Il 10 maggio del '45 aveva ucciso il maresciallo dei carabinieri di Brescello, Ugo Prati di 46 anni, che sospettava di lui. I suoi resti vennero alla luce negli anni '60 in una fornace dismessa.
La facilità delle sue imprese era dovuta al terrore che il suo nome cominciava a incutere dopo che i primi imprenditori rifiutatisi di pagare o che avevano minacciato di ricorrere alla polizia alleata, erano stati prelevati e uccisi.
L'ingegner Carlo Garbarino, un vecchio professionista di Poviglio, ad esempio, fu prelevato e seviziato a morte. Del suo corpo non fu trovata traccia.
Tutti finivano col pagare.
E uccise anche la moglie, Giuseppina Cervi, la sera del 3 settembre del '64, simulando un incidente stradale.

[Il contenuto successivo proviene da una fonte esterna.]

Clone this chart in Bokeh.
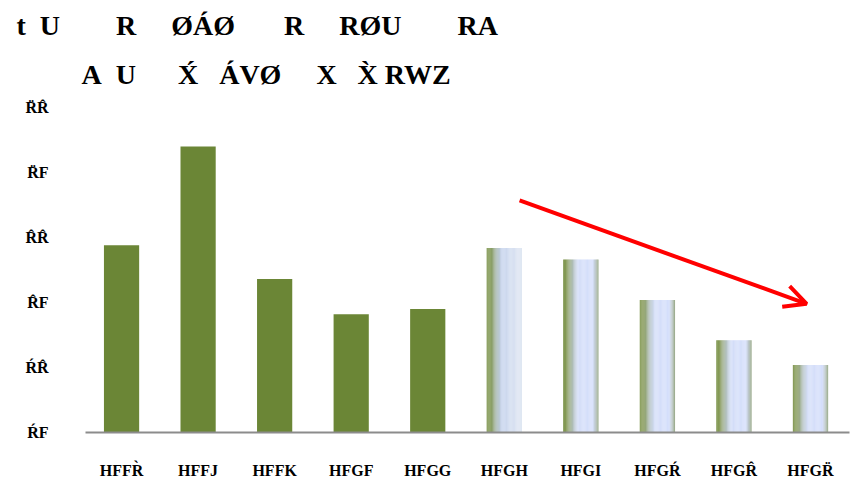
from bokeh.plotting import figure
from bokeh.models import FixedTicker, Title, Arrow, OpenHead, ColumnDataSource, Range1d
from bokeh.embed import file_html
from bokeh.resources import INLINE

# ---- data ----
categories = ["HFFR\u0300", "HFFJ", "HFFK", "HFGF", "HFGG", "HFGH", "HFGI", "HFG\u0154", "HFGR\u0302", "HFGR\u0308"]
values = [54.4, 62.0, 51.8, 49.1, 49.5, 54.2, 53.3, 50.2, 47.1, 45.2]
y_ticks = [40, 45, 50, 55, 60, 65]
y_tick_labels = ["\u0154F", "\u0154R\u0302", "R\u0302F", "R\u0302R\u0302", "R\u0308F", "R\u0308R\u0302"]
S = "\u00a0"
title_line1 = "t" + S * 2 + "U" + S * 8 + "R" + S * 5 + "\u00d8\u00c1\u00d8" + S * 7 + "R" + S * 5 + "R\u00d8U" + S * 8 + "RA"
title_line2 = "A" + S * 2 + "U" + S * 6 + "X\u0301" + S * 3 + "\u00c1V\u00d8" + S * 5 + "X" + S * 3 + "X\u0300" + S + "RWZ"
arrow_x = [5.2, 8.95]
arrow_y = [57.85, 49.9]
gradient_from = 5  # bars from this index on are drawn with a gradient

FONT = "Liberation Serif"
GREEN = "#6b8636"

p = figure(width=852, height=484, output_backend="svg", toolbar_location=None,
           title=None, x_range=Range1d(-0.471, 9.51), y_range=Range1d(40, 65.54),
           min_border_left=85, min_border_right=3, min_border_bottom=52, min_border_top=100)
p.outline_line_color = None
p.xgrid.grid_line_color = None
p.ygrid.grid_line_color = None
p.background_fill_color = "white"
p.border_fill_color = "white"

BAR_W = 0.46
idx = list(range(len(categories)))

# solid bars
solid = ColumnDataSource(dict(x=[i for i in idx if i < gradient_from],
                              top=[values[i] for i in idx if i < gradient_from]))
p.vbar(x="x", top="top", bottom=40, width=BAR_W, source=solid,
       fill_color=GREEN, line_color=None)

def hex2rgb(h):
    h = h.lstrip("#")
    return tuple(int(h[k:k + 2], 16) for k in (0, 2, 4))

def interp(stops, t):
    for (t0, c0), (t1, c1) in zip(stops, stops[1:]):
        if t0 <= t <= t1:
            a = (t - t0) / (t1 - t0) if t1 > t0 else 0
            r0, g0, b0 = hex2rgb(c0)
            r1, g1, b1 = hex2rgb(c1)
            return "#%02x%02x%02x" % (round(r0 + (r1 - r0) * a), round(g0 + (g1 - g0) * a), round(b0 + (b1 - b0) * a))
    return stops[-1][1]

stops_first = [(0, "#6f8a3a"), (0.12, "#7f9653"), (0.3, "#a9b9b8"), (0.42, "#c4d2ec"), (1.0, "#dfe6f2")]
stops_other = [(0, "#728c3c"), (0.12, "#85995a"), (0.3, "#b4c2c6"), (0.42, "#d3ddf8"), (0.84, "#d3ddfb"),
               (0.92, "#b8c4c6"), (1.0, "#8fa27c")]

N = 40
L, R, T, C = [], [], [], []
for i in idx:
    if i < gradient_from:
        continue
    stops = stops_first if i == gradient_from else stops_other
    for k in range(N):
        t = (k + 0.5) / N
        L.append(i - BAR_W / 2 + BAR_W * k / N)
        R.append(i - BAR_W / 2 + BAR_W * (k + 1) / N + 0.001)
        T.append(values[i])
        C.append(interp(stops, t))
grad = ColumnDataSource(dict(left=L, right=R, top=T, color=C))
p.quad(left="left", right="right", top="top", bottom=40, fill_color="color", line_color=None, source=grad)

# axes
p.xaxis.ticker = FixedTicker(ticks=idx)
p.xaxis.major_label_overrides = {i: c for i, c in zip(idx, categories)}
p.xaxis.axis_line_color = "#8c8c8c"
p.xaxis.axis_line_width = 2
p.xaxis.major_tick_line_color = None
p.xaxis.minor_tick_line_color = None
p.xaxis.major_tick_out = 0
p.xaxis.major_label_standoff = 29
p.xaxis.major_label_text_font = FONT
p.xaxis.major_label_text_font_style = "bold"
p.xaxis.major_label_text_font_size = "16px"
p.xaxis.major_label_text_line_height = 0.6
p.xaxis.major_label_text_color = "black"

p.yaxis.ticker = FixedTicker(ticks=y_ticks)
p.yaxis.major_label_overrides = {v: s for v, s in zip(y_ticks, y_tick_labels)}
p.yaxis.axis_line_color = None
p.yaxis.major_tick_line_color = None
p.yaxis.minor_tick_line_color = None
p.yaxis.major_tick_out = 0
p.yaxis.major_label_standoff = 37
p.yaxis.major_label_text_font = FONT
p.yaxis.major_label_text_font_style = "bold"
p.yaxis.major_label_text_font_size = "16px"
p.yaxis.major_label_text_color = "black"

# arrow
p.add_layout(Arrow(end=OpenHead(line_color="red", line_width=4, size=22),
                   x_start=arrow_x[0], y_start=arrow_y[0], x_end=arrow_x[1], y_end=arrow_y[1],
                   line_color="red", line_width=4))

# titles (first added is nearest to plot)
t2 = Title(text=title_line2, align="left", offset=-4, text_font=FONT, text_font_style="bold",
           text_font_size="28px", text_color="black", standoff=22)
t1 = Title(text=title_line1, align="left", offset=-69, text_font=FONT, text_font_style="bold",
           text_font_size="28px", text_color="black", standoff=9)
p.add_layout(t2, "above")
p.add_layout(t1, "above")

open("out.html", "w").write(file_html(p, INLINE))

L'unico testimone che avrebbe potuto farlo condannare, il benzinaio Nello Ferretti, due giorni prima del processo, dopo aver servito un automobilista da questi si sentì dire: - avete una buona attività e una bella casa accanto. Sarebbe un peccato che andassero distrutte in un incendio.
Il teste ritrattò beccandosi una condanna, ma portò a casa la pelle e i suoi beni. L'ex partigiano fu così assolto per in sufficienza di prove dall'accusa di omicidio volontario e condannato per l'ipotesi colposa.
Dei suoi numerosi quanto brevi arresti ricordo quello del '49 a Vienna mentre tentava di raggiungere la vicina Cecoslovacchia.
Quando il boia morì, nel 1999, a 85 anni, l'Anpi di Reggio lo ricordò come "valoroso combattente della libertà".
Con questo e gli altri scritti, contrari all'egemonia culturale della Sinistra, parafrasando Orwell, compio un atto rivoluzionario!